* **AIM**: Copy the data that follows, character for character, minus the pictures.

* **DATASET SECTION**:
----------

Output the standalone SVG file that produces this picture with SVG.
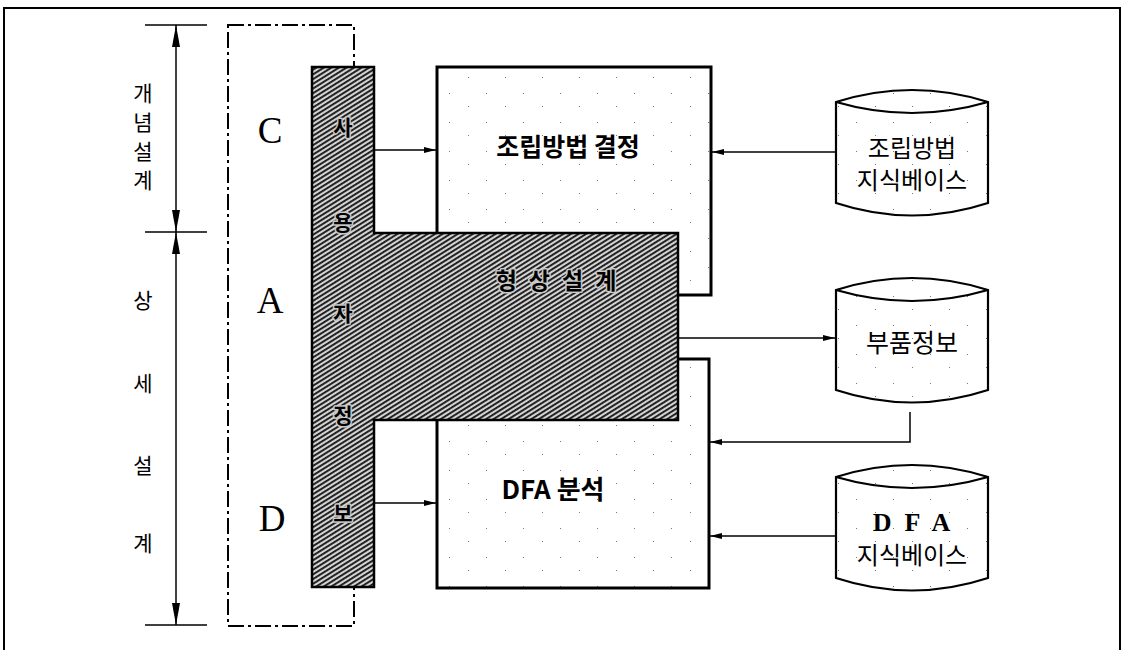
<svg xmlns="http://www.w3.org/2000/svg" width="1124" height="650" viewBox="0 0 1124 650">
<style>
.kr{font-family:"Noto Sans CJK KR","Noto Sans",sans-serif;fill:#000}
.krb{font-family:"Noto Sans CJK KR","Noto Sans",sans-serif;font-weight:bold;fill:#000}
.ser{font-family:"Liberation Serif","DejaVu Serif",serif;fill:#000}
.ln{stroke:#000;stroke-width:1.5;fill:none}
.box{stroke:#000;stroke-width:3;fill:url(#dots)}
.cyl{stroke:#000;stroke-width:2.2;fill:url(#dots)}
.dd{stroke:#000;stroke-width:2;fill:none;stroke-dasharray:16 4 3 4}
.halo{paint-order:stroke;stroke:#c8c8c8;stroke-width:3;stroke-linejoin:round}
</style>
<defs>
<pattern id="hatch" width="4" height="4" patternUnits="userSpaceOnUse" patternTransform="rotate(-32)">
<rect width="4" height="4" fill="#d4d4d4"/>
<rect width="4" height="1.9" fill="#1a1a1a"/>
</pattern>
<pattern id="dots" width="37" height="29" patternUnits="userSpaceOnUse">
<rect width="37" height="29" fill="#fff"/>
<rect x="5" y="6" width="1" height="1" fill="#777"/>
<rect x="24" y="19" width="1" height="1" fill="#777"/>
</pattern>
<marker id="ah" viewBox="0 0 12 8" refX="12" refY="4" markerWidth="12" markerHeight="8" markerUnits="userSpaceOnUse" orient="auto">
<path d="M0,1 L12,4 L0,7 Z" fill="#000"/>
</marker>
<marker id="dim" viewBox="0 0 22 8" refX="22" refY="4" markerWidth="22" markerHeight="8" markerUnits="userSpaceOnUse" orient="auto">
<path d="M0,4 L0,0 L22,4 L0,8 Z" fill="#000"/>
</marker>
</defs>
<rect width="1124" height="650" fill="#fff"/>
<path d="M4,660 L4,8 L1120,8 L1120,660" stroke="#000" stroke-width="2" fill="none"/>

<g id="dimension">
<line class="ln" x1="145" y1="25" x2="207" y2="25"/>
<line class="ln" x1="145" y1="232" x2="207" y2="232"/>
<line class="ln" x1="145" y1="625" x2="207" y2="625"/>
<line class="ln" x1="176" y1="128" x2="176" y2="25" marker-end="url(#dim)"/>
<line class="ln" x1="176" y1="128" x2="176" y2="232" marker-end="url(#dim)"/>
<line class="ln" x1="176" y1="430" x2="176" y2="232" marker-end="url(#dim)"/>
<line class="ln" x1="176" y1="430" x2="176" y2="625" marker-end="url(#dim)"/>
<g class="kr" font-size="21" text-anchor="middle">
<text x="143" y="101">개</text>
<text x="143" y="130">념</text>
<text x="143" y="159">설</text>
<text x="143" y="188">계</text>
<text x="143" y="308">상</text>
<text x="143" y="391">세</text>
<text x="143" y="473">설</text>
<text x="143" y="551">계</text>
</g>
</g>

<g id="phases">
<rect class="dd" x="228" y="25" width="126" height="601"/>
<g class="ser" font-size="37" text-anchor="middle">
<text x="270" y="143">C</text>
<text x="270" y="313">A</text>
<text x="272" y="531">D</text>
</g>
</g>

<g id="assembly-method">
<rect class="box" x="437" y="67" width="274" height="228"/>
<text class="krb" x="568" y="156" font-size="25" text-anchor="middle">조립방법 결정</text>
</g>

<g id="dfa-analysis">
<rect class="box" x="437" y="359" width="272" height="229"/>
<text class="krb" x="553" y="499" font-size="26" text-anchor="middle">DFA 분석</text>
</g>

<g id="user-info-shape-design">
<path d="M312,67 L374,67 L374,233 L678,233 L678,420 L374,420 L374,587 L312,587 Z" fill="url(#hatch)" stroke="#000" stroke-width="2.5"/>
<g class="krb halo" font-size="21" text-anchor="middle">
<text x="343" y="135">사</text>
<text x="343" y="230">용</text>
<text x="343" y="321">자</text>
<text x="343" y="423">정</text>
<text x="343" y="521">보</text>
</g>
<text class="krb halo" x="562" y="289" font-size="23" text-anchor="middle" letter-spacing="12">형상설계</text>
</g>

<g id="kb-assembly">
<path class="cyl" d="M836,102 Q912,78 988,102 L988,203 Q912,228 836,203 Z"/>
<path class="cyl" d="M836,102 Q912,124 988,102" fill="none"/>
<text class="kr" x="912" y="157" font-size="24" text-anchor="middle">조립방법</text>
<text class="kr" x="912" y="189" font-size="24" text-anchor="middle">지식베이스</text>
</g>

<g id="parts-info">
<path class="cyl" d="M836,290 Q912,266 988,290 L988,390 Q912,415 836,390 Z"/>
<path class="cyl" d="M836,290 Q912,312 988,290" fill="none"/>
<text class="kr" x="912" y="352" font-size="25" text-anchor="middle">부품정보</text>
</g>

<g id="kb-dfa">
<path class="cyl" d="M836,477 Q912,453 988,477 L988,578 Q912,603 836,578 Z"/>
<path class="cyl" d="M836,477 Q912,499 988,477" fill="none"/>
<text class="ser" x="918" y="531" font-size="26" text-anchor="middle" font-weight="bold" letter-spacing="13">DFA</text>
<text class="kr" x="912" y="564" font-size="24" text-anchor="middle">지식베이스</text>
</g>

<g id="connectors" stroke="#000" stroke-width="1.5" fill="none">
<line x1="374" y1="150" x2="436" y2="150" marker-end="url(#ah)"/>
<line x1="374" y1="503" x2="436" y2="503" marker-end="url(#ah)"/>
<line x1="836" y1="152" x2="712" y2="152" marker-end="url(#ah)"/>
<line x1="678" y1="338" x2="835" y2="338" marker-end="url(#ah)"/>
<polyline points="910,412 910,442 710,442" marker-end="url(#ah)"/>
<line x1="836" y1="536" x2="710" y2="536" marker-end="url(#ah)"/>
</g>
</svg>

----------

* **RESPONSE TO THIS EXERCISE**:
Output the standalone SVG file that produces this picture with SVG.
<svg xmlns="http://www.w3.org/2000/svg" width="1124" height="650" viewBox="0 0 1124 650">
<style>
.kr{font-family:"Noto Sans CJK KR","Noto Sans",sans-serif;fill:#000}
.krb{font-family:"Noto Sans CJK KR","Noto Sans",sans-serif;font-weight:bold;fill:#000}
.ser{font-family:"Liberation Serif","DejaVu Serif",serif;fill:#000}
.ln{stroke:#000;stroke-width:1.5;fill:none}
.box{stroke:#000;stroke-width:3;fill:url(#dots)}
.cyl{stroke:#000;stroke-width:2.2;fill:url(#dots)}
.dd{stroke:#000;stroke-width:2;fill:none;stroke-dasharray:16 4 3 4}
.halo{paint-order:stroke;stroke:#c8c8c8;stroke-width:3;stroke-linejoin:round}
</style>
<defs>
<pattern id="hatch" width="4" height="4" patternUnits="userSpaceOnUse" patternTransform="rotate(-32)">
<rect width="4" height="4" fill="#d4d4d4"/>
<rect width="4" height="1.9" fill="#1a1a1a"/>
</pattern>
<pattern id="dots" width="37" height="29" patternUnits="userSpaceOnUse">
<rect width="37" height="29" fill="#fff"/>
<rect x="5" y="6" width="1" height="1" fill="#777"/>
<rect x="24" y="19" width="1" height="1" fill="#777"/>
</pattern>
<marker id="ah" viewBox="0 0 12 8" refX="12" refY="4" markerWidth="12" markerHeight="8" markerUnits="userSpaceOnUse" orient="auto">
<path d="M0,1 L12,4 L0,7 Z" fill="#000"/>
</marker>
<marker id="dim" viewBox="0 0 22 8" refX="22" refY="4" markerWidth="22" markerHeight="8" markerUnits="userSpaceOnUse" orient="auto">
<path d="M0,4 L0,0 L22,4 L0,8 Z" fill="#000"/>
</marker>
</defs>
<rect width="1124" height="650" fill="#fff"/>
<path d="M4,660 L4,8 L1120,8 L1120,660" stroke="#000" stroke-width="2" fill="none"/>

<g id="dimension">
<line class="ln" x1="145" y1="25" x2="207" y2="25"/>
<line class="ln" x1="145" y1="232" x2="207" y2="232"/>
<line class="ln" x1="145" y1="625" x2="207" y2="625"/>
<line class="ln" x1="176" y1="128" x2="176" y2="25" marker-end="url(#dim)"/>
<line class="ln" x1="176" y1="128" x2="176" y2="232" marker-end="url(#dim)"/>
<line class="ln" x1="176" y1="430" x2="176" y2="232" marker-end="url(#dim)"/>
<line class="ln" x1="176" y1="430" x2="176" y2="625" marker-end="url(#dim)"/>
<g class="kr" font-size="21" text-anchor="middle">
<text x="143" y="101">개</text>
<text x="143" y="130">념</text>
<text x="143" y="159">설</text>
<text x="143" y="188">계</text>
<text x="143" y="308">상</text>
<text x="143" y="391">세</text>
<text x="143" y="473">설</text>
<text x="143" y="551">계</text>
</g>
</g>

<g id="phases">
<rect class="dd" x="228" y="25" width="126" height="601"/>
<g class="ser" font-size="37" text-anchor="middle">
<text x="270" y="143">C</text>
<text x="270" y="313">A</text>
<text x="272" y="531">D</text>
</g>
</g>

<g id="assembly-method">
<rect class="box" x="437" y="67" width="274" height="228"/>
<text class="krb" x="568" y="156" font-size="25" text-anchor="middle">조립방법 결정</text>
</g>

<g id="dfa-analysis">
<rect class="box" x="437" y="359" width="272" height="229"/>
<text class="krb" x="553" y="499" font-size="26" text-anchor="middle">DFA 분석</text>
</g>

<g id="user-info-shape-design">
<path d="M312,67 L374,67 L374,233 L678,233 L678,420 L374,420 L374,587 L312,587 Z" fill="url(#hatch)" stroke="#000" stroke-width="2.5"/>
<g class="krb halo" font-size="21" text-anchor="middle">
<text x="343" y="135">사</text>
<text x="343" y="230">용</text>
<text x="343" y="321">자</text>
<text x="343" y="423">정</text>
<text x="343" y="521">보</text>
</g>
<text class="krb halo" x="562" y="289" font-size="23" text-anchor="middle" letter-spacing="12">형상설계</text>
</g>

<g id="kb-assembly">
<path class="cyl" d="M836,102 Q912,78 988,102 L988,203 Q912,228 836,203 Z"/>
<path class="cyl" d="M836,102 Q912,124 988,102" fill="none"/>
<text class="kr" x="912" y="157" font-size="24" text-anchor="middle">조립방법</text>
<text class="kr" x="912" y="189" font-size="24" text-anchor="middle">지식베이스</text>
</g>

<g id="parts-info">
<path class="cyl" d="M836,290 Q912,266 988,290 L988,390 Q912,415 836,390 Z"/>
<path class="cyl" d="M836,290 Q912,312 988,290" fill="none"/>
<text class="kr" x="912" y="352" font-size="25" text-anchor="middle">부품정보</text>
</g>

<g id="kb-dfa">
<path class="cyl" d="M836,477 Q912,453 988,477 L988,578 Q912,603 836,578 Z"/>
<path class="cyl" d="M836,477 Q912,499 988,477" fill="none"/>
<text class="ser" x="918" y="531" font-size="26" text-anchor="middle" font-weight="bold" letter-spacing="13">DFA</text>
<text class="kr" x="912" y="564" font-size="24" text-anchor="middle">지식베이스</text>
</g>

<g id="connectors" stroke="#000" stroke-width="1.5" fill="none">
<line x1="374" y1="150" x2="436" y2="150" marker-end="url(#ah)"/>
<line x1="374" y1="503" x2="436" y2="503" marker-end="url(#ah)"/>
<line x1="836" y1="152" x2="712" y2="152" marker-end="url(#ah)"/>
<line x1="678" y1="338" x2="835" y2="338" marker-end="url(#ah)"/>
<polyline points="910,412 910,442 710,442" marker-end="url(#ah)"/>
<line x1="836" y1="536" x2="710" y2="536" marker-end="url(#ah)"/>
</g>
</svg>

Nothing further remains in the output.